* Required work *
Skip all pictures, then print the remaining material exactly.

* Given data *
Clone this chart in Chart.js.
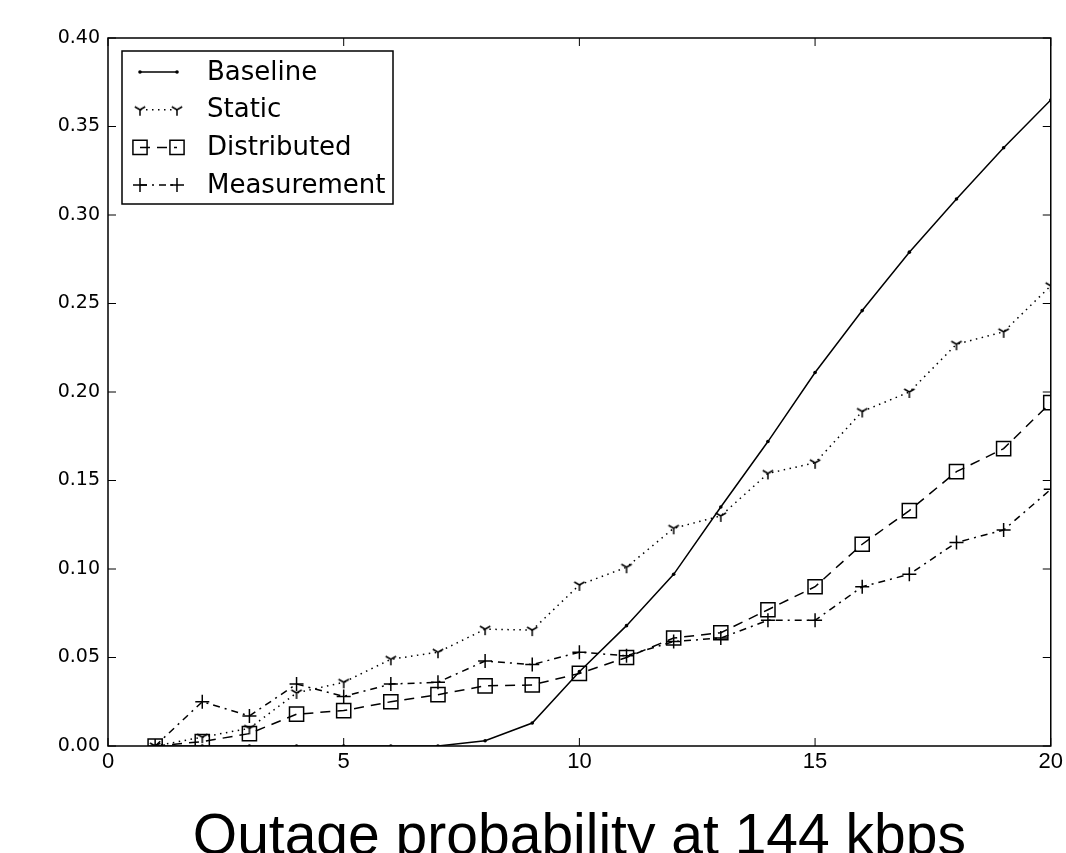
<!DOCTYPE html>
<html>
<head>
<meta charset="utf-8">
<script src="https://cdn.jsdelivr.net/npm/chart.js@4.4.1/dist/chart.umd.min.js"></script>
<style>
    html, body { margin: 0; padding: 0; background: #fff; }
    #wrap { width: 1066px; height: 853px; }
</style>
</head>
<body>
<div id="wrap"><canvas id="outage" width="1066" height="853"></canvas></div>
<script>

//
// Data
//

const users = [1, 2, 3, 4, 5, 6, 7, 8, 9, 10, 11, 12, 13, 14, 15, 16, 17, 18, 19, 20];

const baseline = [0, 0, 0, 0, 0, 0, 0, 0.003, 0.013, 0.042, 0.068, 0.097, 0.135, 0.172, 0.211, 0.246, 0.279, 0.309, 0.338, 0.365];
const staticAlloc = [0, 0.005, 0.010, 0.030, 0.036, 0.049, 0.053, 0.066, 0.0655, 0.091, 0.101, 0.123, 0.130, 0.154, 0.160, 0.189, 0.200, 0.227, 0.234, 0.260];
const distributed = [0, 0.0025, 0.007, 0.018, 0.020, 0.025, 0.029, 0.034, 0.0345, 0.041, 0.050, 0.061, 0.064, 0.077, 0.090, 0.114, 0.133, 0.155, 0.168, 0.194];
const measurement = [0, 0.025, 0.017, 0.035, 0.028, 0.035, 0.036, 0.048, 0.046, 0.053, 0.051, 0.059, 0.061, 0.071, 0.071, 0.090, 0.097, 0.115, 0.122, 0.145];

const seriesNames = ["Baseline", "Static", "Distributed", "Measurement"];

const xTicks = [0, 5, 10, 15, 20];
const yTicks = [0, 0.05, 0.10, 0.15, 0.20, 0.25, 0.30, 0.35, 0.40];

const chartTitle = "Outage probability at 144 kbps";

//
// tri_down marker ("Y"), like matplotlib's '1'
//

function triDown(r) {
    const c = document.createElement("canvas");
    const s = Math.ceil(r * 2 + 4);
    c.width = s;
    c.height = s;
    const g = c.getContext("2d");
    const m = s / 2;
    g.strokeStyle = "#000";
    g.lineWidth = 1.5;
    g.beginPath();
    g.moveTo(m, m); g.lineTo(m, m + r);
    g.moveTo(m, m); g.lineTo(m - 0.866 * r, m - 0.5 * r);
    g.moveTo(m, m); g.lineTo(m + 0.866 * r, m - 0.5 * r);
    g.stroke();
    return c;
}

function toPoints(values) {
    return users.map((u, i) => ({ x: u, y: values[i] }));
}

//
// Frame with inward ticks on all four sides
//

const mplFrame = {
    id: "mplFrame",

    afterDatasetsDraw(chart) {
        const { ctx, chartArea: { left, right, top, bottom }, scales: { x, y } } = chart;

        ctx.save();
        ctx.strokeStyle = "#000";
        ctx.lineWidth = 1;
        ctx.beginPath();

        xTicks.forEach(v => {
            const px = x.getPixelForValue(v);
            ctx.moveTo(px, bottom); ctx.lineTo(px, bottom - 8);
            ctx.moveTo(px, top); ctx.lineTo(px, top + 8);
        });

        yTicks.forEach(v => {
            const py = y.getPixelForValue(v);
            ctx.moveTo(left, py); ctx.lineTo(left + 8, py);
            ctx.moveTo(right, py); ctx.lineTo(right - 8, py);
        });

        ctx.stroke();

        ctx.lineWidth = 1.5;
        ctx.strokeRect(left, top, right - left, bottom - top);
        ctx.restore();
    }
};

//
// Legend: line sample with a marker at each end
//

const mplLegend = {
    id: "mplLegend",

    afterDraw(chart) {
        const { ctx, chartArea: { left, top } } = chart;

        const x0 = left + 14;
        const y0 = top + 13;
        const w = 271;
        const h = 153;

        ctx.save();
        ctx.fillStyle = "#fff";
        ctx.fillRect(x0, y0, w, h);
        ctx.strokeStyle = "#000";
        ctx.lineWidth = 1.5;
        ctx.strokeRect(x0, y0, w, h);

        ctx.font = "26px 'DejaVu Sans'";
        ctx.textBaseline = "middle";

        chart.data.datasets.forEach((ds, i) => {
            const y = y0 + 21 + i * 37.7;
            const xa = x0 + 18;
            const xb = x0 + 55;

            ctx.strokeStyle = ds.borderColor;
            ctx.lineWidth = ds.borderWidth;
            ctx.setLineDash(ds.borderDash || []);
            ctx.beginPath();
            ctx.moveTo(xa, y);
            ctx.lineTo(xb, y);
            ctx.stroke();
            ctx.setLineDash([]);

            [xa, xb].forEach(px => {
                ctx.fillStyle = ds.pointBackgroundColor;
                ctx.strokeStyle = ds.pointBorderColor;
                ctx.lineWidth = ds.pointBorderWidth;
                Chart.helpers.drawPoint(ctx, {
                    pointStyle: ds.pointStyle,
                    radius: ds.pointRadius,
                    borderWidth: ds.pointBorderWidth,
                    rotation: 0
                }, px, y);
            });

            ctx.fillStyle = "#000";
            ctx.fillText(ds.label, x0 + 85, y + 1);
        });

        ctx.restore();
    }
};

//
// Chart
//

const common = {
    borderColor: "#000",
    borderWidth: 1.5,
    pointBorderColor: "#000",
    pointBorderWidth: 1.5,
    clip: 0,
    tension: 0
};

new Chart(document.getElementById("outage"), {
    type: "line",

    data: {
        datasets: [
            {
                ...common,
                label: seriesNames[0],
                data: toPoints(baseline),
                pointStyle: "circle",
                pointRadius: 1.8,
                pointBorderWidth: 0,
                pointBackgroundColor: "#000"
            },
            {
                ...common,
                label: seriesNames[1],
                data: toPoints(staticAlloc),
                borderDash: [1.5, 4.5],
                pointStyle: triDown(6),
                pointRadius: 6,
                pointBackgroundColor: "#000"
            },
            {
                ...common,
                label: seriesNames[2],
                data: toPoints(distributed),
                borderDash: [10, 7],
                pointStyle: "rect",
                pointRadius: 10,
                pointBackgroundColor: "rgba(0,0,0,0)"
            },
            {
                ...common,
                label: seriesNames[3],
                data: toPoints(measurement),
                borderDash: [7, 5, 2, 5],
                pointStyle: "cross",
                pointRadius: 7,
                pointBackgroundColor: "#000"
            }
        ]
    },

    options: {
        responsive: false,
        animation: false,
        devicePixelRatio: 1,

        layout: {
            padding: { top: 38, right: 13, left: 0, bottom: 0 }
        },

        plugins: {
            legend: { display: false },
            tooltip: { enabled: false }
        },

        scales: {
            x: {
                type: "linear",
                min: 0,
                max: 20,
                afterBuildTicks: scale => {
                    scale.ticks = xTicks.map(v => ({ value: v }));
                },
                afterFit: scale => { scale.height = 107; },
                grid: { display: false, drawTicks: false },
                border: { display: false },
                ticks: {
                    padding: 3,
                    color: "#000",
                    maxRotation: 0,
                    font: { family: "'Liberation Sans'", size: 22 }
                },
                title: {
                    display: true,
                    text: chartTitle,
                    color: "#000",
                    padding: { top: 0, bottom: 3 },
                    font: { family: "'Liberation Sans'", size: 57, lineHeight: 0.4 }
                }
            },
            y: {
                min: 0,
                max: 0.40,
                afterBuildTicks: scale => {
                    scale.ticks = yTicks.map(v => ({ value: v }));
                },
                afterFit: scale => { scale.width = 108; },
                grid: { display: false, drawTicks: false },
                border: { display: false },
                ticks: {
                    padding: 8,
                    color: "#000",
                    font: { family: "'DejaVu Sans'", size: 19 },
                    callback: v => v.toFixed(2)
                }
            }
        }
    },

    plugins: [mplFrame, mplLegend]
});

</script>
</body>
</html>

* Solution to the exercise *
Clone this chart in Chart.js.
<!DOCTYPE html>
<html>
<head>
<meta charset="utf-8">
<script src="https://cdn.jsdelivr.net/npm/chart.js@4.4.1/dist/chart.umd.min.js"></script>
<style>
    html, body { margin: 0; padding: 0; background: #fff; }
    #wrap { width: 1066px; height: 853px; }
</style>
</head>
<body>
<div id="wrap"><canvas id="outage" width="1066" height="853"></canvas></div>
<script>

//
// Data
//

const users = [1, 2, 3, 4, 5, 6, 7, 8, 9, 10, 11, 12, 13, 14, 15, 16, 17, 18, 19, 20];

const baseline = [0, 0, 0, 0, 0, 0, 0, 0.003, 0.013, 0.042, 0.068, 0.097, 0.135, 0.172, 0.211, 0.246, 0.279, 0.309, 0.338, 0.365];
const staticAlloc = [0, 0.005, 0.010, 0.030, 0.036, 0.049, 0.053, 0.066, 0.0655, 0.091, 0.101, 0.123, 0.130, 0.154, 0.160, 0.189, 0.200, 0.227, 0.234, 0.260];
const distributed = [0, 0.0025, 0.007, 0.018, 0.020, 0.025, 0.029, 0.034, 0.0345, 0.041, 0.050, 0.061, 0.064, 0.077, 0.090, 0.114, 0.133, 0.155, 0.168, 0.194];
const measurement = [0, 0.025, 0.017, 0.035, 0.028, 0.035, 0.036, 0.048, 0.046, 0.053, 0.051, 0.059, 0.061, 0.071, 0.071, 0.090, 0.097, 0.115, 0.122, 0.145];

const seriesNames = ["Baseline", "Static", "Distributed", "Measurement"];

const xTicks = [0, 5, 10, 15, 20];
const yTicks = [0, 0.05, 0.10, 0.15, 0.20, 0.25, 0.30, 0.35, 0.40];

const chartTitle = "Outage probability at 144 kbps";

//
// tri_down marker ("Y"), like matplotlib's '1'
//

function triDown(r) {
    const c = document.createElement("canvas");
    const s = Math.ceil(r * 2 + 4);
    c.width = s;
    c.height = s;
    const g = c.getContext("2d");
    const m = s / 2;
    g.strokeStyle = "#000";
    g.lineWidth = 1.5;
    g.beginPath();
    g.moveTo(m, m); g.lineTo(m, m + r);
    g.moveTo(m, m); g.lineTo(m - 0.866 * r, m - 0.5 * r);
    g.moveTo(m, m); g.lineTo(m + 0.866 * r, m - 0.5 * r);
    g.stroke();
    return c;
}

function toPoints(values) {
    return users.map((u, i) => ({ x: u, y: values[i] }));
}

//
// Frame with inward ticks on all four sides
//

const mplFrame = {
    id: "mplFrame",

    afterDatasetsDraw(chart) {
        const { ctx, chartArea: { left, right, top, bottom }, scales: { x, y } } = chart;

        ctx.save();
        ctx.strokeStyle = "#000";
        ctx.lineWidth = 1;
        ctx.beginPath();

        xTicks.forEach(v => {
            const px = x.getPixelForValue(v);
            ctx.moveTo(px, bottom); ctx.lineTo(px, bottom - 8);
            ctx.moveTo(px, top); ctx.lineTo(px, top + 8);
        });

        yTicks.forEach(v => {
            const py = y.getPixelForValue(v);
            ctx.moveTo(left, py); ctx.lineTo(left + 8, py);
            ctx.moveTo(right, py); ctx.lineTo(right - 8, py);
        });

        ctx.stroke();

        ctx.lineWidth = 1.5;
        ctx.strokeRect(left, top, right - left, bottom - top);
        ctx.restore();
    }
};

//
// Legend: line sample with a marker at each end
//

const mplLegend = {
    id: "mplLegend",

    afterDraw(chart) {
        const { ctx, chartArea: { left, top } } = chart;

        const x0 = left + 14;
        const y0 = top + 13;
        const w = 271;
        const h = 153;

        ctx.save();
        ctx.fillStyle = "#fff";
        ctx.fillRect(x0, y0, w, h);
        ctx.strokeStyle = "#000";
        ctx.lineWidth = 1.5;
        ctx.strokeRect(x0, y0, w, h);

        ctx.font = "26px 'DejaVu Sans'";
        ctx.textBaseline = "middle";

        chart.data.datasets.forEach((ds, i) => {
            const y = y0 + 21 + i * 37.7;
            const xa = x0 + 18;
            const xb = x0 + 55;

            ctx.strokeStyle = ds.borderColor;
            ctx.lineWidth = ds.borderWidth;
            ctx.setLineDash(ds.borderDash || []);
            ctx.beginPath();
            ctx.moveTo(xa, y);
            ctx.lineTo(xb, y);
            ctx.stroke();
            ctx.setLineDash([]);

            [xa, xb].forEach(px => {
                ctx.fillStyle = ds.pointBackgroundColor;
                ctx.strokeStyle = ds.pointBorderColor;
                ctx.lineWidth = ds.pointBorderWidth;
                Chart.helpers.drawPoint(ctx, {
                    pointStyle: ds.pointStyle,
                    radius: ds.pointRadius,
                    borderWidth: ds.pointBorderWidth,
                    rotation: 0
                }, px, y);
            });

            ctx.fillStyle = "#000";
            ctx.fillText(ds.label, x0 + 85, y + 1);
        });

        ctx.restore();
    }
};

//
// Chart
//

const common = {
    borderColor: "#000",
    borderWidth: 1.5,
    pointBorderColor: "#000",
    pointBorderWidth: 1.5,
    clip: 0,
    tension: 0
};

new Chart(document.getElementById("outage"), {
    type: "line",

    data: {
        datasets: [
            {
                ...common,
                label: seriesNames[0],
                data: toPoints(baseline),
                pointStyle: "circle",
                pointRadius: 1.8,
                pointBorderWidth: 0,
                pointBackgroundColor: "#000"
            },
            {
                ...common,
                label: seriesNames[1],
                data: toPoints(staticAlloc),
                borderDash: [1.5, 4.5],
                pointStyle: triDown(6),
                pointRadius: 6,
                pointBackgroundColor: "#000"
            },
            {
                ...common,
                label: seriesNames[2],
                data: toPoints(distributed),
                borderDash: [10, 7],
                pointStyle: "rect",
                pointRadius: 10,
                pointBackgroundColor: "rgba(0,0,0,0)"
            },
            {
                ...common,
                label: seriesNames[3],
                data: toPoints(measurement),
                borderDash: [7, 5, 2, 5],
                pointStyle: "cross",
                pointRadius: 7,
                pointBackgroundColor: "#000"
            }
        ]
    },

    options: {
        responsive: false,
        animation: false,
        devicePixelRatio: 1,

        layout: {
            padding: { top: 38, right: 13, left: 0, bottom: 0 }
        },

        plugins: {
            legend: { display: false },
            tooltip: { enabled: false }
        },

        scales: {
            x: {
                type: "linear",
                min: 0,
                max: 20,
                afterBuildTicks: scale => {
                    scale.ticks = xTicks.map(v => ({ value: v }));
                },
                afterFit: scale => { scale.height = 107; },
                grid: { display: false, drawTicks: false },
                border: { display: false },
                ticks: {
                    padding: 3,
                    color: "#000",
                    maxRotation: 0,
                    font: { family: "'Liberation Sans'", size: 22 }
                },
                title: {
                    display: true,
                    text: chartTitle,
                    color: "#000",
                    padding: { top: 0, bottom: 3 },
                    font: { family: "'Liberation Sans'", size: 57, lineHeight: 0.4 }
                }
            },
            y: {
                min: 0,
                max: 0.40,
                afterBuildTicks: scale => {
                    scale.ticks = yTicks.map(v => ({ value: v }));
                },
                afterFit: scale => { scale.width = 108; },
                grid: { display: false, drawTicks: false },
                border: { display: false },
                ticks: {
                    padding: 8,
                    color: "#000",
                    font: { family: "'DejaVu Sans'", size: 19 },
                    callback: v => v.toFixed(2)
                }
            }
        }
    },

    plugins: [mplFrame, mplLegend]
});

</script>
</body>
</html>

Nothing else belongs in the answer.